The political scientist is interested by the fact that in modern politics the succession by sons or daughters is still common, even in apparent democracies, suggesting that some of these are concealed monarchies. There is a danger that dynastic succession will have the same effect as in formal monarchies - the appointment of incompetent rulers, relying on the family name rather than ability. In a genuine democracy the hope must be that people of ability will rise to the top position.

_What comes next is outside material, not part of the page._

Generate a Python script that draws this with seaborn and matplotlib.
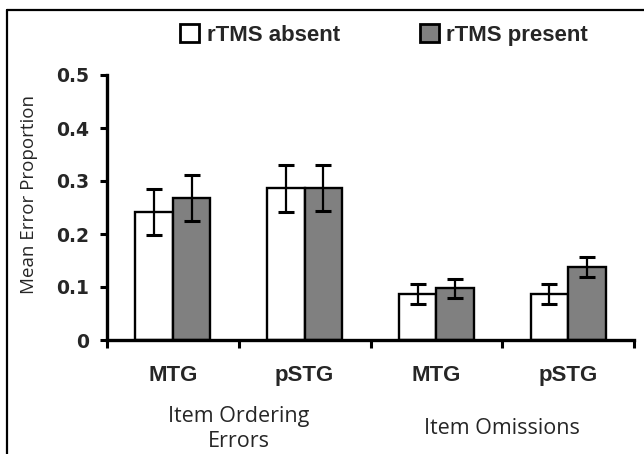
import matplotlib
matplotlib.use("Agg")
import matplotlib.pyplot as plt
from matplotlib.lines import Line2D
from matplotlib.patches import Patch
import seaborn as sns
import numpy as np
import pandas as pd

# values
slots = ["ord_MTG", "ord_pSTG", "om_MTG", "om_pSTG"]
regions = ["MTG", "pSTG", "MTG", "pSTG"]
groups = ["Item Ordering\nErrors", "Item Omissions"]
conditions = ["rTMS absent", "rTMS present"]
absent = [0.241, 0.286, 0.087, 0.087]
present = [0.268, 0.287, 0.098, 0.138]
absent_err = [0.0435, 0.044, 0.019, 0.019]
present_err = [0.043, 0.044, 0.018, 0.019]

df = pd.DataFrame({
    "slot": slots * 2,
    "cond": [conditions[0]] * 4 + [conditions[1]] * 4,
    "value": absent + present,
})

sns.set_style("ticks")
plt.rcParams["font.family"] = ["Liberation Sans", "DejaVu Sans"]

W, H = 644, 454
fig = plt.figure(figsize=(W / 100, H / 100), dpi=100)
ax = fig.add_axes([107 / W, 1 - 340 / H, (634 - 107) / W, (340 - 75) / H])

palette = {conditions[0]: "white", conditions[1]: "#808080"}
sns.barplot(data=df, x="slot", y="value", hue="cond", order=slots,
            hue_order=conditions, palette=palette, width=0.57,
            edgecolor="black", linewidth=1.7, errorbar=None,
            saturation=1, legend=False, ax=ax)

# error bars on top of each bar
for cont, errs in zip(ax.containers, [absent_err, present_err]):
    xs = [b.get_x() + b.get_width() / 2 for b in cont]
    hs = [b.get_height() for b in cont]
    ax.errorbar(xs, hs, yerr=errs, fmt="none", ecolor="black",
                elinewidth=1.6, capsize=5.5, capthick=2.2, zorder=5)

ax.set_xlim(-0.5, 3.5)
ax.set_ylim(0, 0.5)
ax.set_yticks(np.arange(0, 0.51, 0.1))
ax.set_yticklabels(["0", "0.1", "0.2", "0.3", "0.4", "0.5"],
                   fontfamily="DejaVu Sans", fontweight="bold", fontsize=13.5)
ax.set_xticks(range(4))
ax.set_xticklabels(regions, fontweight="bold", fontsize=16)
ax.set_xticks(np.arange(-0.5, 3.6, 1), minor=True)
ax.tick_params(axis="x", which="major", length=0, pad=18)
ax.tick_params(axis="x", which="minor", bottom=True, length=6, width=2.2,
               direction="out", color="black")
ax.tick_params(axis="y", left=True, length=5, width=2.2, direction="out",
               pad=8, color="black")

sns.despine(ax=ax)
for s in ["left", "bottom"]:
    ax.spines[s].set_linewidth(2.4)
    ax.spines[s].set_color("black")

ax.set_xlabel("")
ax.set_ylabel("Mean Error Proportion", fontfamily="Open Sans", fontsize=13.5)
ax.yaxis.set_label_coords(-0.13, 0.55)

# group labels under the region names
for i, g in enumerate(groups):
    xc = ax.transData.transform((2 * i + 0.5, 0))[0] / W
    fig.text(xc, 1 - 429 / H, g, ha="center", va="center",
             fontfamily="Open Sans", fontsize=15.5, linespacing=1.25)

handles = [Patch(facecolor=palette[c], edgecolor="black", linewidth=2.0)
           for c in conditions]
fig.legend(handles, conditions, loc="center", bbox_to_anchor=(384 / W, 1 - 35 / H),
           ncol=2, frameon=False, prop={"weight": "bold", "size": 16},
           handlelength=0.85, handleheight=0.85, handletextpad=0.35,
           columnspacing=3.6)

# outer frame (top and left edges visible)
fig.add_artist(Line2D([7 / W, 1.0], [1 - 10 / H, 1 - 10 / H], color="black",
                      lw=1.6, transform=fig.transFigure))
fig.add_artist(Line2D([7 / W, 7 / W], [0, 1 - 10 / H], color="black",
                      lw=1.6, transform=fig.transFigure))

fig.savefig("out.png", dpi=100)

  • In India the family of Nehru ruled almost continuously from Independence until the assassination of his grandson, Rajiv, who had himself inherited the post from his assassinated mother. Rajiv's widow remains head of the Congress party and daughters and an incompetent son are rising in the hierarchy.
  • In Pakistan the late Benazir Bhutto a former Prime Minister was the daughter of a former executed president.
  • Similar political dynasties are found in Bangladesh and
  • Sri Lanka.
  • In North Korea the Communist ruler Kim Il Sung handed power on to his son Kim Jong Il, and he seems to have handed it on to his son Kim Jong Un (who certainly looks incompetent).
  • In Romania President Ceausescu appointed members of his family to numerous state positions.
  • Several Middle East regimes are also dynastic, including Iraq (until the overthrow of Saddam Hussein) and
  • Syria, as well as the obvious monarchies. In Syria the Assad family managed to hand over to Bashar a son of the first dictator (but he seems likely to be overthrown in 2012).
  • Libya under Gaddafi was developing that way, with various sons of Gaddafi apparently being groomed for power, until the 2011 Revolution.
  • Egypt under Mubarak showed the signs too. He was apparently preparing to have a son "elected" to succeed him
  • Iran's Shah was the son of an army officer who seized power and declared himself Shah
  • In the United States the prominence of the Kennedys and the Bushes suggests a hankering after dynasty, but the political process may be strong enough to prevent the formation of a monarchy. In the US there have been a number of important political families, including the Adams and the Roosevelts. At present the Bush family, the Clintons, Gores as well as the Kennedys are families who are elected rather often. In Britain on the other hand there have been no dynastic Prime Ministers since the time of the Pitts. But several have been closely related through intermarriage: Harold Macmillan; Sir Alec Home.
  • Antigua is also an example of dynastic state with the forms of a democracy.
  • Perhaps the Hashemites are the greatest of the lot (see Islam).

    Some other countries with political families:

  • Azerbaijan
  • Congo (Kabila)
  • Greece (Karamanlis and Papandreou)
  • Kenya (Kenyatta and Odinga) Philippines (Macapagal)
  • Singapore is also a concealed monarchy as its first prime minister has passed the office on to his son.